Ministre de Louis XVI
Louis XVI nomme Turgot secrétaire d’État à la Marine le 20 juillet 1774 et contrôleur général des Finances le 24 août. Timide, peu éloquent, le nouveau ministre est non seulement un théoricien (qui s’est signalé par la publication de Réflexions sur la formation et la distribution des richesses en 1766) mais aussi un homme d’expérience ; les treize années passées à Limoges l’ont convaincu du rôle majeur joué par l’agriculture ; à ses yeux, la question céréalière, dont dépend la subsistance du royaume, est le point de convergence de toutes les autres préoccupations économiques ou financières ; l’équilibre du budget, l’allégement de la fiscalité, la diminution de certaines dépenses, le développement de la production agricole visent à améliorer le sort et la tâche des paysans ainsi qu’à résoudre le problème des subsistances. Soutenu par le roi, Turgot bénéficie aussi de conditions économiques et politiques favorables : Terray, son prédécesseur au contrôle général, est parvenu à redresser la situation financière ; les parlements, rappelés en novembre 1774, ne sont pas hostiles à Turgot.
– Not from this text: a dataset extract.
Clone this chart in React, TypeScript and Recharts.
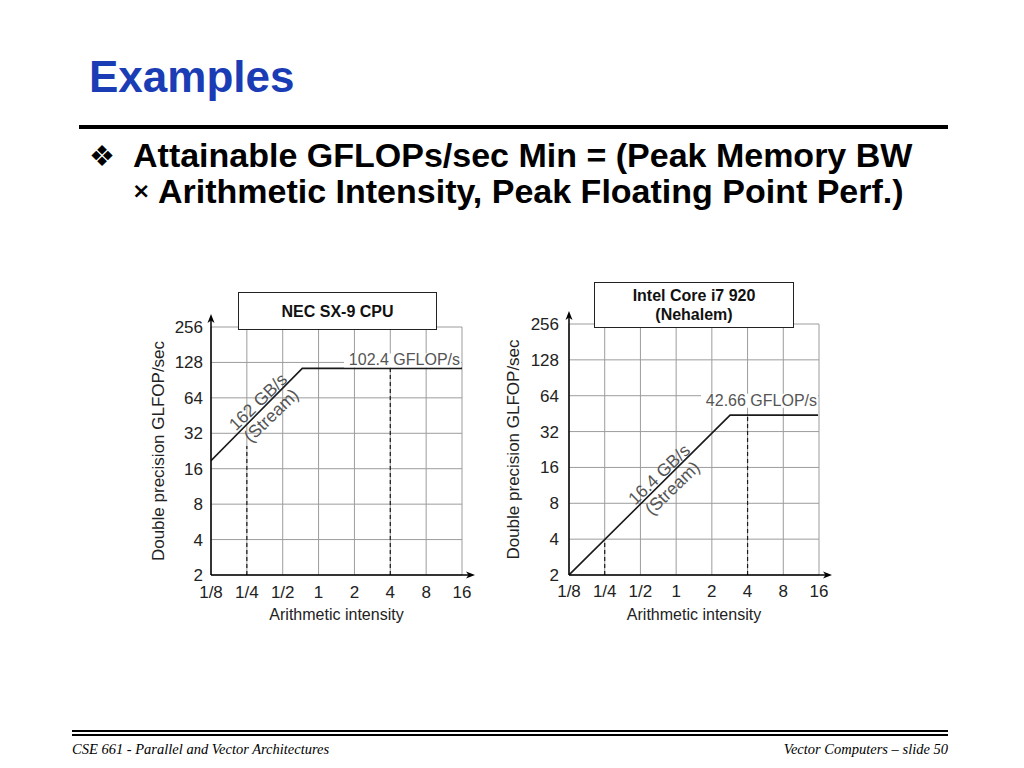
import React from 'react';
import { LineChart, Line, XAxis, YAxis, CartesianGrid, ReferenceDot } from 'recharts';

// axis ticks (log2 spaced)
const xTicks = [0.125, 0.25, 0.5, 1, 2, 4, 8, 16];
const xTickLabels = ['1/8', '1/4', '1/2', '1', '2', '4', '8', '16'];
const yTicks = [2, 4, 8, 16, 32, 64, 128, 256];

// NEC SX-9 roofline
const necRoofX = [0.125, 0.73, 16];
const necRoofY = [18.7, 114, 114];
const necDashX = [0.25, 4];
const necDashTop = [25, 114];

// Intel Core i7 920 roofline
const intelRoofX = [0.125, 2.85, 15.7];
const intelRoofY = [2, 44, 44];
const intelDashX = [0.25, 4];
const intelDashTop = [4, 44];

const FONT = '"Liberation Sans", Arial, Helvetica, sans-serif';
const SERIF = '"Liberation Serif", "Times New Roman", serif';
const INK = '#222';
const NOTE = '#555';

const toPoints = (xs: number[], ys: number[]) => xs.map((x, i) => ({ x, y: ys[i] }));
const xLabel = (v: number) => xTickLabels[xTicks.indexOf(v)] ?? String(v);

const PeakTag = ({ viewBox, text, dy }: any) => {
  const cx = viewBox.x + viewBox.width / 2;
  const cy = viewBox.y + viewBox.height / 2;
  return (
    <g>
      <rect x={cx - 118} y={cy + dy - 12} width={117} height={14} fill="#fff" />
      <text x={cx - 2} y={cy + dy} textAnchor="end" fontSize={16} fill={NOTE}>
        {text}
      </text>
    </g>
  );
};

const SlopeTag = ({ viewBox, lines, angle }: any) => {
  const cx = viewBox.x + viewBox.width / 2;
  const cy = viewBox.y + viewBox.height / 2;
  return (
    <g transform={`translate(${cx},${cy}) rotate(${angle})`}>
      <text x={0} y={-2} textAnchor="middle" fontSize={17.5} fill={NOTE}>
        {lines[0]}
      </text>
      <text x={0} y={17} textAnchor="middle" fontSize={17.5} fill={NOTE}>
        {lines[1]}
      </text>
    </g>
  );
};

interface PanelProps {
  left: number;
  top: number;
  width: number;
  height: number;
  yAxisWidth: number;
  marginTop: number;
  marginRight: number;
  xTickMargin: number;
  yTickMargin: number;
  yLabelOffset: number;
  roofX: number[];
  roofY: number[];
  dashX: number[];
  dashTop: number[];
  peakText: string;
  peakAt: number;
  peakDy: number;
  bwLines: string[];
  bwAt: [number, number];
  bwAngle: number;
}

const RooflinePanel: React.FC<PanelProps> = (p) => {
  const roof = toPoints(p.roofX, p.roofY);
  return (
    <div style={{ position: 'absolute', left: p.left, top: p.top, fontFamily: FONT }}>
      <LineChart
        width={p.width}
        height={p.height}
        margin={{ top: p.marginTop, right: p.marginRight, bottom: 0, left: 0 }}
      >
        <CartesianGrid stroke="#9c9c9c" strokeWidth={1} />
        <XAxis
          type="number"
          dataKey="x"
          scale="log"
          domain={[0.125, 16]}
          ticks={xTicks}
          interval={0}
          allowDataOverflow
          tickFormatter={xLabel}
          height={55}
          tickSize={0}
          tickMargin={p.xTickMargin}
          tick={{ fill: INK, fontSize: 17 }}
          axisLine={{ stroke: '#000', strokeWidth: 1.5, markerEnd: 'url(#axisArrow)' }}
          label={{
            value: 'Arithmetic intensity',
            position: 'insideBottom',
            offset: 10,
            style: { fill: INK, fontSize: 16 },
          }}
        />
        <YAxis
          type="number"
          scale="log"
          domain={[2, 256]}
          ticks={yTicks}
          interval={0}
          allowDataOverflow
          width={p.yAxisWidth}
          tickSize={0}
          tickMargin={p.yTickMargin}
          tick={{ fill: INK, fontSize: 17 }}
          axisLine={{ stroke: '#000', strokeWidth: 1.5, markerStart: 'url(#axisArrow)' }}
          label={{
            value: 'Double precision GLFOP/sec',
            angle: -90,
            position: 'insideLeft',
            offset: p.yLabelOffset,
            style: { textAnchor: 'middle', fill: INK, fontSize: 17 },
          }}
        />
        {p.dashX.map((x, i) => (
          <Line
            key={`dash-${i}`}
            data={[
              { x, y: 2 },
              { x, y: p.dashTop[i] },
            ]}
            dataKey="y"
            type="linear"
            stroke="#1a1a1a"
            strokeWidth={1.2}
            strokeDasharray="4 3"
            dot={false}
            activeDot={false}
            isAnimationActive={false}
          />
        ))}
        <Line
          data={roof}
          dataKey="y"
          type="linear"
          stroke="#1a1a1a"
          strokeWidth={1.6}
          dot={false}
          activeDot={false}
          isAnimationActive={false}
        />
        <ReferenceDot
          x={16}
          y={p.peakAt}
          r={1}
          fill="none"
          stroke="none"
          label={(lp: any) => <PeakTag viewBox={lp.viewBox} text={p.peakText} dy={p.peakDy} />}
        />
        <ReferenceDot
          x={p.bwAt[0]}
          y={p.bwAt[1]}
          r={1}
          fill="none"
          stroke="none"
          label={(lp: any) => <SlopeTag viewBox={lp.viewBox} lines={p.bwLines} angle={p.bwAngle} />}
        />
      </LineChart>
    </div>
  );
};

const TitleBox = ({ left, top, width, height, lines, fontSize }: any) => (
  <div
    style={{
      position: 'absolute',
      left,
      top,
      width,
      height,
      boxSizing: 'border-box',
      border: '1.5px solid #222',
      background: '#fff',
      display: 'flex',
      flexDirection: 'column',
      alignItems: 'center',
      justifyContent: 'center',
      fontFamily: FONT,
      fontWeight: 'bold',
      fontSize,
      lineHeight: '19px',
      color: '#111',
    }}
  >
    {lines.map((l: string) => (
      <div key={l}>{l}</div>
    ))}
  </div>
);

const App: React.FC = () => (
  <div
    style={{
      position: 'absolute',
      left: 0,
      top: 0,
      width: 1024,
      height: 768,
      background: '#fff',
      overflow: 'hidden',
    }}
  >
    <svg width={0} height={0} style={{ position: 'absolute' }}>
      <defs>
        <marker
          id="axisArrow"
          markerUnits="userSpaceOnUse"
          markerWidth={16}
          markerHeight={10}
          viewBox="0 0 16 10"
          refX={0}
          refY={5}
          orient="auto-start-reverse"
        >
          <path d="M0,5 L8,5" stroke="#000" strokeWidth={1.5} />
          <path d="M4,1.5 L13,5 L4,8.5 L6.5,5 Z" fill="#000" />
        </marker>
      </defs>
    </svg>

    <div
      style={{
        position: 'absolute',
        left: 89,
        top: 55,
        fontFamily: FONT,
        fontWeight: 'bold',
        fontSize: 44,
        lineHeight: '44px',
        color: '#1a3cb4',
      }}
    >
      Examples
    </div>
    <div style={{ position: 'absolute', left: 79, top: 125, width: 869, height: 4, background: '#000' }} />

    <div
      style={{
        position: 'absolute',
        left: 89,
        top: 142,
        fontFamily: '"DejaVu Sans", sans-serif',
        fontSize: 29,
        lineHeight: '29px',
        color: '#000',
      }}
    >
      ❖
    </div>
    <div
      style={{
        position: 'absolute',
        left: 133,
        top: 138,
        fontFamily: FONT,
        fontWeight: 'bold',
        fontSize: 34,
        lineHeight: '34px',
        color: '#000',
        whiteSpace: 'nowrap',
      }}
    >
      Attainable GFLOPs/sec Min = (Peak Memory BW
    </div>
    <div
      style={{
        position: 'absolute',
        left: 132,
        top: 180,
        fontFamily: '"DejaVu Sans", sans-serif',
        fontWeight: 'bold',
        fontSize: 22,
        lineHeight: '22px',
        color: '#000',
      }}
    >
      ×
    </div>
    <div
      style={{
        position: 'absolute',
        left: 158,
        top: 174,
        fontFamily: FONT,
        fontWeight: 'bold',
        fontSize: 34,
        lineHeight: '34px',
        color: '#000',
        whiteSpace: 'nowrap',
      }}
    >
      Arithmetic Intensity, Peak Floating Point Perf.)
    </div>

    <RooflinePanel
      left={140}
      top={280}
      width={350}
      height={350}
      yAxisWidth={71}
      marginTop={47}
      marginRight={28}
      xTickMargin={11}
      yTickMargin={8}
      yLabelOffset={18}
      roofX={necRoofX}
      roofY={necRoofY}
      dashX={necDashX}
      dashTop={necDashTop}
      peakText="102.4 GFLOP/s"
      peakAt={128}
      peakDy={3}
      bwLines={['162 GB/s', '(Stream)']}
      bwAt={[0.345, 53]}
      bwAngle={-44}
    />
    <RooflinePanel
      left={500}
      top={280}
      width={340}
      height={350}
      yAxisWidth={69}
      marginTop={44}
      marginRight={21}
      xTickMargin={10}
      yTickMargin={10}
      yLabelOffset={13}
      roofX={intelRoofX}
      roofY={intelRoofY}
      dashX={intelDashX}
      dashTop={intelDashTop}
      peakText="42.66 GFLOP/s"
      peakAt={64}
      peakDy={10}
      bwLines={['16.4 GB/s', '(Stream)']}
      bwAt={[0.8, 12.5]}
      bwAngle={-44}
    />

    <TitleBox left={238} top={292} width={199} height={38} lines={['NEC SX-9 CPU']} fontSize={16} />
    <TitleBox
      left={594}
      top={282}
      width={200}
      height={46}
      lines={['Intel Core i7 920', '(Nehalem)']}
      fontSize={16}
    />

    <div style={{ position: 'absolute', left: 72, top: 730, width: 876, height: 1.5, background: '#000' }} />
    <div style={{ position: 'absolute', left: 72, top: 734, width: 876, height: 1.5, background: '#000' }} />
    <div
      style={{
        position: 'absolute',
        left: 72,
        top: 741,
        fontFamily: SERIF,
        fontStyle: 'italic',
        fontSize: 14.5,
        lineHeight: '16px',
        color: '#000',
      }}
    >
      CSE 661 - Parallel and Vector Architectures
    </div>
    <div
      style={{
        position: 'absolute',
        right: 1024 - 948,
        top: 741,
        fontFamily: SERIF,
        fontStyle: 'italic',
        fontSize: 14.5,
        lineHeight: '16px',
        color: '#000',
      }}
    >
      Vector Computers – slide 50
    </div>
  </div>
);

export default App;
Le nouveau ministre est décidé à assainir les finances ; il réussit à réduire les charges de la gestion en limitant le coût des emprunts et de la levée des impôts non affermés. En revanche, il ne parvient pas à limiter les dépenses militaires : le budget de la marine et celui de la guerre ne peuvent pas être diminués. Le contrôleur général n’arrive pas non plus à restreindre les dépenses de la maison du roi ; le sacre de Louis XVI coûtera 7 millions, à son grand regret.
L’édit sur la circulation des grains (13 sept. 1774) vise essentiellement à améliorer les échanges intérieurs ; Turgot propose en effet la suppression de la réglementation, rétablie en 1770, qui entravait le commerce, le stockage... En outre, l’exportation des grains est autorisée à certaines conditions. Turgot complète ces mesures par l’abolition de charges fiscales perçues le long des voies de communication. Les parlements, sauf celui de Rouen, enregistrent l’édit, que les intendants sont chargés d’appliquer, malgré la médiocre récolte. Au cours des mois suivants, le prix du blé monte dans presque toutes les régions du royaume, provoquant une certaine émotion dans les villes et les campagnes. Le 18 avril 1775, une émeute éclate sur le marché de Dijon ; du 27 avril au 10 mai, des troubles se produisent dans de nombreuses villes du Bassin parisien : le 2 mai à Versailles et le 3 à Paris. La foule pille parfois les marchés ; le plus souvent, elle refuse d’acheter les grains au prix proposé et oblige les vendeurs à baisser leurs tarifs. Malgré les demandes, Turgot refuse de revenir sur l’édit du 13 septembre ; répétant sans cesse ses instructions aux intendants, il prend aussi des mesures de sécurité pour réprimer les désordres, mais la guerre des farines le prive du soutien de la masse populaire.